Hassles and Aftercare:
Nostril piercings are prone to redness and swelling. In most cases, this will fade after a few days and usually looks much worse than it is. If the piercing was done with a nostril piercing, extra precautions to avoid contact with jewelry should be taken. To avoid catching the jewelry, avoid the area when your a washing your face, drying off after showering and changing clothing. The jewelry if caught just right can flip out, not only is it very difficult and sometimes painful to get the jewelry in, this usually happens in areas where retrieving the jewelry will not be easy like right over the bathroom sink.
Basic aftercare will involve hot soaks or compresses with warm water and sea salt twice a day and cleaning the piercing in the shower twice daily. Healing time ranges between 8 to 20 Weeks. Also, you will need to take steps to reduce the likelihood of cross-contamination. For more details go to Basic Aftercare Instructions. Due to the location of the piercing, you need to take precautions to avoid the piercing coming in contact with cosmetic and hair products. Since sweat tends to collect in the area, it is a good idea to clean the piercing after strenuous activity, especially if you use hair products.
It is important to avoid stress and abuse to the piercing during healing and after. Which side you naturally sleep on should be considered before getting the piercing.
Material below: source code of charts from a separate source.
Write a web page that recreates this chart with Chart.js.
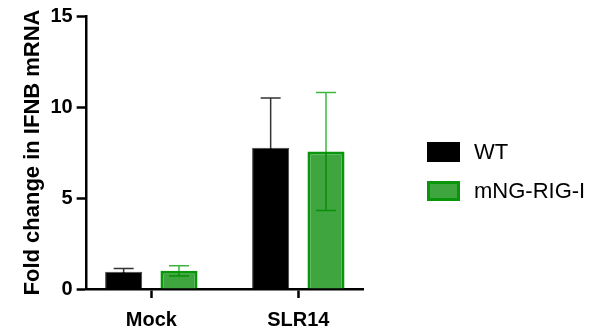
<!DOCTYPE html>
<html>
<head>
<meta charset="utf-8">
<title>Fold change in IFNB mRNA</title>
<script src="https://cdn.jsdelivr.net/npm/chart.js@4.4.1/dist/chart.umd.min.js"></script>
<style>
    body { margin: 0; background: #ffffff; }
    #grafico { display: block; }
</style>
</head>
<body>
<canvas id="grafico" width="599" height="335"></canvas>
<script>
var categorie = ['Mock', 'SLR14'];
var serie = ['WT', 'mNG-RIG-I'];
var valoriWT = [0.95, 7.76];
var erroriWT = [0.18, 2.74];
var valoriRIG = [1.0, 7.55];
var erroriRIG = [0.28, 3.24];
var tickY = [0, 5, 10, 15];

var nero = '#000000';
var verde = '#3fa53f';
var verdeBordo = '#0a960a';

function puntiDa(valori) {
    var punti = [];
    for (var i = 0; i < valori.length; i++) {
        punti.push({ x: i, y: valori[i] });
    }
    return punti;
}

// barre di errore (SD) disegnate sopra le barre
var barreErrore = {
    id: 'barreErrore',
    afterDatasetsDraw: function (chart) {
        var ctx = chart.ctx;
        var scalaY = chart.scales.y;
        chart.data.datasets.forEach(function (ds, d) {
            var meta = chart.getDatasetMeta(d);
            meta.data.forEach(function (barra, i) {
                var v = ds.data[i].y;
                var e = ds.errori[i];
                var yAlto = scalaY.getPixelForValue(v + e);
                var yBar = scalaY.getPixelForValue(v);
                var yBasso = scalaY.getPixelForValue(v - e);
                var x = barra.x;
                ctx.save();
                ctx.lineWidth = 1.5;
                // parte sopra la barra
                ctx.strokeStyle = ds.coloreErrore;
                ctx.beginPath();
                ctx.moveTo(x, yBar);
                ctx.lineTo(x, yAlto);
                ctx.moveTo(x - 10, yAlto);
                ctx.lineTo(x + 10, yAlto);
                ctx.stroke();
                // parte dentro la barra
                ctx.strokeStyle = ds.coloreErroreDentro;
                ctx.beginPath();
                ctx.moveTo(x, yBar);
                ctx.lineTo(x, yBasso);
                ctx.moveTo(x - 10, yBasso);
                ctx.lineTo(x + 10, yBasso);
                ctx.stroke();
                ctx.restore();
            });
        });
    }
};

// legenda a destra, stile Prism
var legenda = {
    id: 'legenda',
    afterDraw: function (chart) {
        var ctx = chart.ctx;
        var x = 427;
        var y = 142;
        chart.data.datasets.forEach(function (ds, d) {
            var top = y + d * 39;
            ctx.save();
            ctx.fillStyle = ds.backgroundColor;
            ctx.fillRect(x, top, 33, 20);
            if (ds.borderWidth > 1) {
                ctx.strokeStyle = ds.borderColor;
                ctx.lineWidth = 3;
                ctx.strokeRect(x + 1.5, top + 1.5, 30, 17);
            }
            ctx.fillStyle = '#000000';
            ctx.font = '22px "Liberation Sans", Arial, sans-serif';
            ctx.textBaseline = 'middle';
            ctx.fillText(ds.label, x + 47, top + 11);
            ctx.restore();
        });
    }
};

Chart.defaults.font.family = '"Liberation Sans", Arial, sans-serif';
Chart.defaults.color = '#000000';

var grafico = new Chart(document.getElementById('grafico'), {
    type: 'bar',
    data: {
        datasets: [{
            label: serie[0],
            data: puntiDa(valoriWT),
            errori: erroriWT,
            backgroundColor: nero,
            borderColor: '#444444',
            borderWidth: 1,
            coloreErrore: '#333333',
            coloreErroreDentro: '#000000'
        }, {
            label: serie[1],
            data: puntiDa(valoriRIG),
            errori: erroriRIG,
            backgroundColor: verde,
            borderColor: verdeBordo,
            borderWidth: 3,
            coloreErrore: '#3cb83c',
            coloreErroreDentro: '#0a8f0a'
        }]
    },
    options: {
        responsive: false,
        animation: false,
        categoryPercentage: 0.753,
        barPercentage: 0.67,
        layout: {
            padding: { top: 15, right: 236, bottom: 0, left: 20 }
        },
        plugins: {
            legend: { display: false },
            tooltip: { enabled: false }
        },
        scales: {
            x: {
                type: 'linear',
                min: -0.44,
                max: 1.44,
                offset: false,
                afterBuildTicks: function (scala) {
                    scala.ticks = categorie.map(function (c, i) { return { value: i }; });
                },
                afterFit: function (scala) {
                    scala.height = 46;
                },
                grid: {
                    offset: false,
                    drawOnChartArea: false,
                    tickLength: 9,
                    tickWidth: 2.5,
                    tickColor: '#000000'
                },
                border: { color: '#000000', width: 2.5 },
                ticks: {
                    font: { size: 20, weight: 'bold' },
                    padding: 10,
                    callback: function (v) { return categorie[v]; }
                }
            },
            y: {
                min: 0,
                max: 15,
                afterBuildTicks: function (scala) {
                    scala.ticks = tickY.map(function (t) { return { value: t }; });
                },
                grid: {
                    drawOnChartArea: false,
                    tickLength: 10,
                    tickWidth: 2.5,
                    tickColor: '#000000'
                },
                border: { color: '#000000', width: 2.5 },
                ticks: {
                    font: { size: 20, weight: 'bold' },
                    padding: 4
                },
                title: {
                    display: true,
                    text: 'Fold change in IFNB mRNA',
                    font: { size: 22, weight: 'bold' },
                    padding: { top: 0, bottom: 0 }
                }
            }
        }
    },
    plugins: [barreErrore, legenda]
});
</script>
</body>
</html>
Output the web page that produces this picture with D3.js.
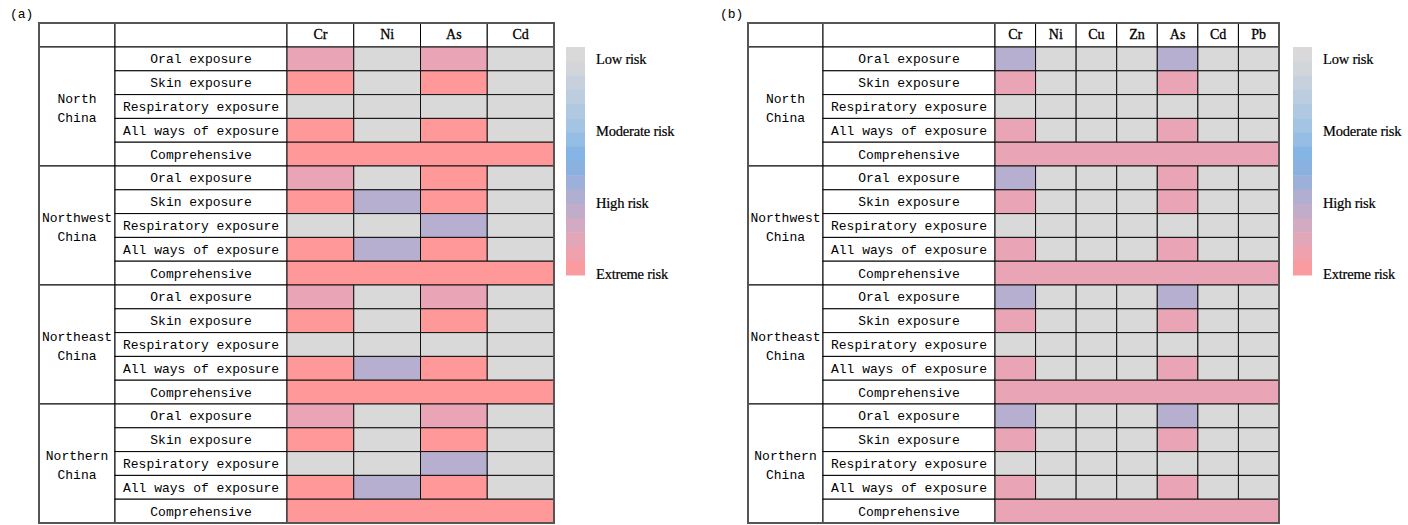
<!DOCTYPE html>
<html>
<head>
<meta charset="utf-8">
<script src="https://cdn.jsdelivr.net/npm/d3@7"></script>
<style>
  html, body { margin: 0; padding: 0; background: #fff; }
  svg { display: block; }
</style>
</head>
<body>
<svg id="chart" width="1408" height="525"></svg>
<script>
// Risk levels: 0 = low, 1 = moderate, 2 = high, 3 = extreme (2.6 sits between high and extreme)
const regions = ["North China", "Northwest China", "Northeast China", "Northern China"];
const pathways = ["Oral exposure", "Skin exposure", "Respiratory exposure", "All ways of exposure"];
const metalsA = ["Cr", "Ni", "As", "Cd"];
const metalsB = ["Cr", "Ni", "Cu", "Zn", "As", "Cd", "Pb"];

// (a) region -> pathway -> metal
const riskA = [
  [[2.6, 0, 2.6, 0], [3, 0, 3, 0], [0, 0, 0, 0], [3, 0, 3, 0]],
  [[2.6, 0, 3, 0], [3, 2, 3, 0], [0, 0, 2, 0], [3, 2, 3, 0]],
  [[2.6, 0, 2.6, 0], [3, 0, 3, 0], [0, 0, 0, 0], [3, 2, 3, 0]],
  [[2.6, 0, 2.6, 0], [3, 0, 3, 0], [0, 0, 2, 0], [3, 2, 3, 0]]
];
const comprehensiveA = [3, 3, 3, 3];

// (b) region -> pathway -> metal
const riskB = [
  [[2, 0, 0, 0, 2, 0, 0], [2.6, 0, 0, 0, 2.6, 0, 0], [0, 0, 0, 0, 0, 0, 0], [2.6, 0, 0, 0, 2.6, 0, 0]],
  [[2, 0, 0, 0, 2.6, 0, 0], [2.6, 0, 0, 0, 2.6, 0, 0], [0, 0, 0, 0, 0, 0, 0], [2.6, 0, 0, 0, 2.6, 0, 0]],
  [[2, 0, 0, 0, 2, 0, 0], [2.6, 0, 0, 0, 2.6, 0, 0], [0, 0, 0, 0, 0, 0, 0], [2.6, 0, 0, 0, 2.6, 0, 0]],
  [[2, 0, 0, 0, 2, 0, 0], [2.6, 0, 0, 0, 2.6, 0, 0], [0, 0, 0, 0, 0, 0, 0], [2.6, 0, 0, 0, 2.6, 0, 0]]
];
const comprehensiveB = [2.6, 2.6, 2.6, 2.6];

const legendLabels = ["Low risk", "Moderate risk", "High risk", "Extreme risk"];
const legendValues = [0, 1, 2, 3];

const color = d3.scaleLinear()
  .domain([0, 1, 1.4, 2, 2.6, 3])
  .range(["#d9d9d9", "#a0c2e4", "#7fb2e4", "#b7afcf", "#e9a5b5", "#ff9999"])
  .clamp(true);

const MONO = "'Liberation Mono', 'DejaVu Sans Mono', monospace";
const SERIF = "'Liberation Serif', 'DejaVu Serif', serif";

const svg = d3.select("#chart");

function drawPanel(opt) {
  const g = svg.append("g");
  const rowNames = [];
  regions.forEach((r, ri) => {
    pathways.forEach(p => rowNames.push(ri + "|" + p));
    rowNames.push(ri + "|Comprehensive");
  });

  const y = d3.scaleBand().domain(rowNames).range([opt.bodyTop, opt.bottom]);
  const x = d3.scaleBand().domain(opt.metals).range([opt.dataLeft, opt.right]);

  // panel tag
  g.append("text")
    .attr("x", opt.tagX).attr("y", 15)
    .attr("dominant-baseline", "middle")
    .style("font-family", MONO).style("font-size", "13px")
    .text(opt.tag);

  // header row
  const headerCols = [[opt.left, opt.labelLeft], [opt.labelLeft, opt.dataLeft]];
  headerCols.forEach(([a, b]) => {
    g.append("rect").attr("x", a).attr("y", opt.top).attr("width", b - a)
      .attr("height", opt.bodyTop - opt.top)
      .attr("fill", "#fff").attr("stroke", "#000").attr("stroke-width", 1);
  });
  g.selectAll(".hdr").data(opt.metals).join("rect")
    .attr("x", d => x(d)).attr("y", opt.top)
    .attr("width", x.bandwidth()).attr("height", opt.bodyTop - opt.top)
    .attr("fill", "#fff").attr("stroke", "#000").attr("stroke-width", 1);
  g.selectAll(".hdrText").data(opt.metals).join("text")
    .attr("x", d => x(d) + x.bandwidth() / 2)
    .attr("y", (opt.top + opt.bodyTop) / 2 + 1)
    .attr("text-anchor", "middle").attr("dominant-baseline", "middle")
    .style("font-family", SERIF).style("font-size", "14px")
    .style("font-weight", "normal").style("fill", "#000")
    .style("stroke", "#000").style("stroke-width", 0.3)
    .text(d => d);

  regions.forEach((region, ri) => {
    const rows = rowNames.filter(n => n.startsWith(ri + "|"));
    const yTop = y(rows[0]);
    const yBot = y(rows[rows.length - 1]) + y.bandwidth();

    // region cell
    g.append("rect").attr("x", opt.left).attr("y", yTop)
      .attr("width", opt.labelLeft - opt.left).attr("height", yBot - yTop)
      .attr("fill", "#fff").attr("stroke", "#000").attr("stroke-width", 1);
    const words = region.split(" ");
    g.selectAll(null).data(words).join("text")
      .attr("x", (opt.left + opt.labelLeft) / 2)
      .attr("y", (d, i) => (yTop + yBot) / 2 + 3 + (i - 0.5) * 19)
      .attr("text-anchor", "middle").attr("dominant-baseline", "middle")
      .style("font-family", MONO).style("font-size", "13px")
      .text(d => d);

    // pathway label cells
    rows.forEach(n => {
      const label = n.split("|")[1];
      g.append("rect").attr("x", opt.labelLeft).attr("y", y(n))
        .attr("width", opt.dataLeft - opt.labelLeft).attr("height", y.bandwidth())
        .attr("fill", "#fff").attr("stroke", "#000").attr("stroke-width", 1);
      g.append("text")
        .attr("x", (opt.labelLeft + opt.dataLeft) / 2)
        .attr("y", y(n) + y.bandwidth() / 2 + 1)
        .attr("text-anchor", "middle").attr("dominant-baseline", "middle")
        .style("font-family", MONO).style("font-size", "13px")
        .text(label);
    });

    // risk cells per pathway
    pathways.forEach((p, pi) => {
      const key = ri + "|" + p;
      g.selectAll(null).data(opt.risk[ri][pi]).join("rect")
        .attr("x", (d, mi) => x(opt.metals[mi]))
        .attr("y", y(key))
        .attr("width", x.bandwidth()).attr("height", y.bandwidth())
        .attr("fill", d => color(d))
        .attr("stroke", "#111").attr("stroke-width", 1);
    });

    // comprehensive row spans all metals
    const ck = ri + "|Comprehensive";
    g.append("rect")
      .attr("x", opt.dataLeft).attr("y", y(ck))
      .attr("width", opt.right - opt.dataLeft).attr("height", y.bandwidth())
      .attr("fill", color(opt.comprehensive[ri]))
      .attr("stroke", "#111").attr("stroke-width", 1);
  });

  // outer frame
  g.append("rect")
    .attr("x", opt.left).attr("y", opt.top)
    .attr("width", opt.right - opt.left).attr("height", opt.bottom - opt.top)
    .attr("fill", "none").attr("stroke", "#555").attr("stroke-width", 2);

  // legend
  const ly = d3.scaleLinear().domain([0, 3]).range([59, 274]);
  const barTop = 47, barBot = 275, nBands = 16;
  const bandH = (barBot - barTop) / nBands;
  const bands = d3.range(nBands).map(i => ly.invert(barTop + (i + 0.5) * bandH));
  g.selectAll(null).data(bands).join("rect")
    .attr("x", opt.legendX).attr("y", (d, i) => barTop + i * bandH)
    .attr("width", 19).attr("height", bandH + 0.5)
    .attr("fill", d => color(d));
  g.selectAll(null).data(legendLabels).join("text")
    .attr("x", opt.legendX + 30)
    .attr("y", (d, i) => ly(legendValues[i]) + 2)
    .attr("dominant-baseline", "middle")
    .style("font-family", SERIF).style("font-size", "14.5px")
    .style("letter-spacing", "-0.2px")
    .style("stroke", "#000").style("stroke-width", 0.2)
    .text(d => d);
}

drawPanel({
  tag: "(a)", tagX: 10,
  metals: metalsA, risk: riskA, comprehensive: comprehensiveA,
  left: 39, labelLeft: 115, dataLeft: 287, right: 554,
  top: 23, bodyTop: 47, bottom: 523,
  legendX: 566
});

drawPanel({
  tag: "(b)", tagX: 720,
  metals: metalsB, risk: riskB, comprehensive: comprehensiveB,
  left: 748, labelLeft: 823, dataLeft: 995, right: 1279,
  top: 23, bodyTop: 47, bottom: 523,
  legendX: 1293
});
</script>
</body>
</html>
Sleeping on the piercing especially during the piercing can cause migration and other problems. If you are a stomach sleeper try sleeping with the pillow push to the side that isn't pierced. Also, avoid clothing and sports safety equipment like helmets and masks that are tight in the piercing area. If you are required to wearing safety equipment for a job or sport that is tight fitting in the area, you may want to consider a different piercing.
If you or your barber or hairdresser is using spray bottles on your hair, make sure they cover the piercing with a clean paper towel. There are two concerns. The first is that the chemicals and other items in hair products will get into the open wound and cause a reaction. The second is that you will introduce a foreign pathogen into the piercing. So even if it is just tap water, cover the piercing.
Cosmetic, especially powder based foundations and other foundations should be avoided in the area until the piercing is completely healed. The biggest risks are that the cosmetic will get into the piercing or block the piercing hole and not allow it to discharge properly. The same goes for sunblock. Also, avoid contact with glasses and keep them clean.
Risks & Concerns:
Since the piercing is on the face, there is a concern about permanently scarring. If the piercing is healed correctly there will be a small indented scar but if the piercing encounters problems during or become infected it can cause additional scarring. With post jewelry with small ends, there is a risk that the end can be pulled into the piercing when the piercing swells. If this happens, contact your piercer because the jewelry may need to be changed or adjusted. Taping a small piece of Micropore paper tape can help to keep the jewelry from becoming impacted but you should still see your piercer.
Nostrils are sometimes prone to glandular cyst and Hypertrophic Scarring. Often problems are caused by improper aftercare like abuse to the piercing, changing the jewelry before healing is completed, wearing cosmetics on or around the piercing, etc... However, sometimes you do everything right and you still have problems that may require medical assistance. If the piercing doesn't look right SEE YOUR PIERCER!!!